Use the Hough transform on the image-like data to identify strong linear patterns that correspond to moving vehicles.
Remove false or duplicate lines based on their position, slope, or speed consistency, keeping only meaningful vehicle tracks.
Scale detected line coordinates back to the original data’s time and spatial resolution so that speed calculations align with real-world distances.
Use the slope of each detected line (vehicle track) together with physical spacing dx and sampling interval dt to estimate vehicle speed in km/h.
Visualize the detected vehicle tracks and their computed speeds over the original DAS.

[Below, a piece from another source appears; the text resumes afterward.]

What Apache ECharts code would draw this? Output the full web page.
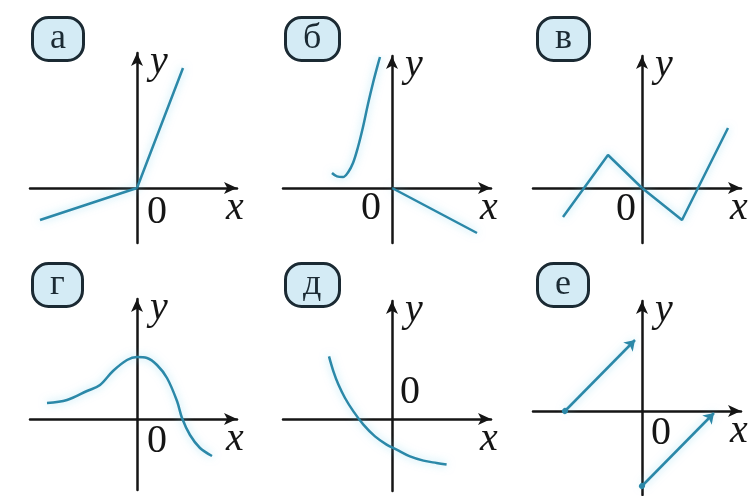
<!DOCTYPE html>
<html>
<head>
<meta charset="utf-8">
<script src="https://cdn.jsdelivr.net/npm/echarts@6/dist/echarts.min.js"></script>
<style>
  html, body { margin: 0; padding: 0; background: #fff; }
  #chart { width: 750px; height: 496px; }
</style>
</head>
<body>
<div id="chart"></div>
<script>
// graph data, units = 20 px of the picture
const labels = ['а', 'б', 'в', 'г', 'д', 'е']
const curveA = [[-4.85, -1.6], [0, 0], [2.3, 6.0]]
const curveB1 = [[-3.0, 0.75], [-2.75, 0.58], [-2.45, 0.55], [-2.2, 0.78], [-1.95, 1.25], [-1.7, 2.05], [-1.45, 3.05], [-1.2, 4.2], [-0.95, 5.25], [-0.7, 6.2], [-0.6, 6.55]]
const curveB2 = [[0, 0], [4.25, -2.25]]
const curveV = [[-3.95, -1.45], [-1.7, 1.65], [0, 0], [2.0, -1.6], [4.3, 3.0]]
const curveG = [[-4.5, 0.8], [-3.5, 0.95], [-2.5, 1.4], [-1.85, 1.7], [-1.2, 2.4], [-0.5, 2.95], [0, 3.1], [0.5, 3.05], [1.0, 2.7], [1.5, 2.05], [2.0, 0.9], [2.25, 0.05], [2.65, -0.8], [3.15, -1.45], [3.75, -1.85]]
const curveD = [[-3.15, 3.13], [-2.93, 2.38], [-2.68, 1.72], [-2.35, 1.05], [-1.93, 0.38], [-1.43, -0.28], [-0.85, -0.87], [-0.27, -1.28], [0.23, -1.53], [0.9, -1.87], [1.57, -2.08], [2.23, -2.2], [2.73, -2.28]]
const rayE1 = [[-3.85, 0], [-0.35, 3.55]]
const rayE2 = [[0, -3.75], [3.6, -0.1]]

// layout of the six little graphs (origin in px, axis ranges in units)
const U = 20
const panels = [
  { ox: 137, oy: 188, x: [-5.35, 5.0], y: [-2.75, 6.75], zero: [20, 24], box: [32, 20] },
  { ox: 392, oy: 188, x: [-5.45, 4.95], y: [-2.75, 6.6], zero: [-21, 20], box: [285, 20] },
  { ox: 642, oy: 188, x: [-5.45, 4.95], y: [-2.75, 6.6], zero: [-16, 21], box: [537, 20] },
  { ox: 137, oy: 419, x: [-5.35, 5.0], y: [-3.55, 6.0], zero: [20, 22], box: [32, 266] },
  { ox: 392, oy: 419, x: [-5.45, 4.95], y: [-3.6, 5.9], zero: [18, -27], box: [285, 266] },
  { ox: 642, oy: 411, x: [-5.45, 4.95], y: [-4.2, 5.5], zero: [19, 22], box: [537, 266] }
]

const ink = '#151515'
const teal = '#2b88a8'
const serif = 'Times New Roman'

const curveStyle = {
  color: teal,
  width: 2.5,
  opacity: 1,
  shadowColor: 'rgba(110, 205, 235, 0.6)',
  shadowBlur: 8
}

function lineSeries(i, data, smooth) {
  return {
    type: 'line',
    xAxisIndex: i,
    yAxisIndex: i,
    data: data,
    smooth: smooth ? 0.35 : false,
    symbol: 'none',
    lineStyle: curveStyle,
    z: 3
  }
}

const chart = echarts.init(document.getElementById('chart'))

const grid = panels.map(p => ({
  left: p.ox + p.x[0] * U,
  top: p.oy - p.y[1] * U,
  width: (p.x[1] - p.x[0]) * U,
  height: (p.y[1] - p.y[0]) * U,
  containLabel: false
}))

const axisLine = {
  onZero: true,
  symbol: ['none', 'arrow'],
  symbolSize: [9, 13],
  lineStyle: { color: ink, width: 2.5 }
}

const xAxis = panels.map((p, i) => ({
  gridIndex: i,
  type: 'value',
  min: p.x[0],
  max: p.x[1],
  name: 'x',
  nameLocation: 'end',
  nameGap: -2,
  nameTextStyle: {
    fontFamily: serif, fontStyle: 'italic', fontWeight: 'normal', fontSize: 40, color: ink,
    align: 'center', verticalAlign: 'top'
  },
  axisLine: axisLine,
  axisTick: { show: false },
  axisLabel: { show: false },
  splitLine: { show: false }
}))

const yAxis = panels.map((p, i) => ({
  gridIndex: i,
  type: 'value',
  min: p.y[0],
  max: p.y[1],
  name: 'y',
  nameLocation: 'end',
  nameGap: -9,
  nameTextStyle: {
    fontFamily: serif, fontStyle: 'italic', fontWeight: 'normal', fontSize: 40, color: ink,
    align: 'left', verticalAlign: 'middle', padding: [0, 0, 0, 13]
  },
  axisLine: axisLine,
  axisTick: { show: false },
  axisLabel: { show: false },
  splitLine: { show: false }
}))

const title = panels.map((p, i) => ({
  text: labels[i],
  left: p.box[0],
  top: p.box[1],
  padding: [4, 18, 4, 18],
  backgroundColor: '#d4ebf5',
  borderColor: '#1b2a33',
  borderWidth: 3,
  borderRadius: 16,
  textStyle: { fontFamily: serif, fontSize: 36, fontWeight: 'normal', fontStyle: 'normal', color: '#1b2a33', lineHeight: 30 }
}))

const series = [
  lineSeries(0, curveA, false),
  lineSeries(1, curveB1, true),
  lineSeries(1, curveB2, false),
  lineSeries(2, curveV, false),
  lineSeries(3, curveG, true),
  lineSeries(4, curveD, true),
  {
    type: 'lines',
    coordinateSystem: 'cartesian2d',
    xAxisIndex: 5,
    yAxisIndex: 5,
    symbol: ['circle', 'arrow'],
    symbolSize: [6, 10],
    lineStyle: curveStyle,
    data: [{ coords: rayE1 }, { coords: rayE2 }],
    z: 3
  }
]

// the "0" at each origin
panels.forEach((p, i) => {
  series.push({
    type: 'scatter',
    xAxisIndex: i,
    yAxisIndex: i,
    data: [[0, 0]],
    symbolSize: 1,
    itemStyle: { color: ink, opacity: 1 },
    label: {
      show: true,
      formatter: '0',
      position: 'inside',
      offset: p.zero,
      fontFamily: serif,
      fontWeight: 'normal',
      fontStyle: 'normal',
      fontSize: 40,
      color: ink
    },
    silent: true,
    z: 4
  })
})

chart.setOption({
  animation: false,
  backgroundColor: '#fff',
  title: title,
  grid: grid,
  xAxis: xAxis,
  yAxis: yAxis,
  series: series
})
</script>
</body>
</html>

We can check how speed of the objects changed over time. For example speed plot for the first from the top detected object:
We decided to use the Straight Line Hough Transform algorithm for our project, recognizing both its advantages and limitations. It detects only straight lines from one end of image to another, so it won't detect artifacts that appear or disappear in the middle; But is it really a bad thing? After all no car just magically appears in the middle of the road, it had to travel whole path, optic fiber cable just didn't detect it. After testing a variety of preprocessing techniques - including morphological operations, blurring, high-pass filters etc - we found that simplicity was key. The preprocessing involved normalizing the DataFrame using two approaches: standardization and min-max scaling. We then adjusted the threshold percentile and performed binarization. The image was scaled appropriately to ensure compatibility with the Hough Transform algorithm. The results were satisfying: the algorithm successfully detected the majority of movements, with low number of false positives. However, the primary drawback of this approach is its inability to reliably detect shorter lines unless they are very close to the image boundaries. This limitation stems from the inherent properties of the Hough Transform, specifically the accumulator value, which is naturally lower for shorter lines. In conclusion, while the algorithm performs effectively for most cases, improving its sensitivity to shorter lines remains a challenge for future work.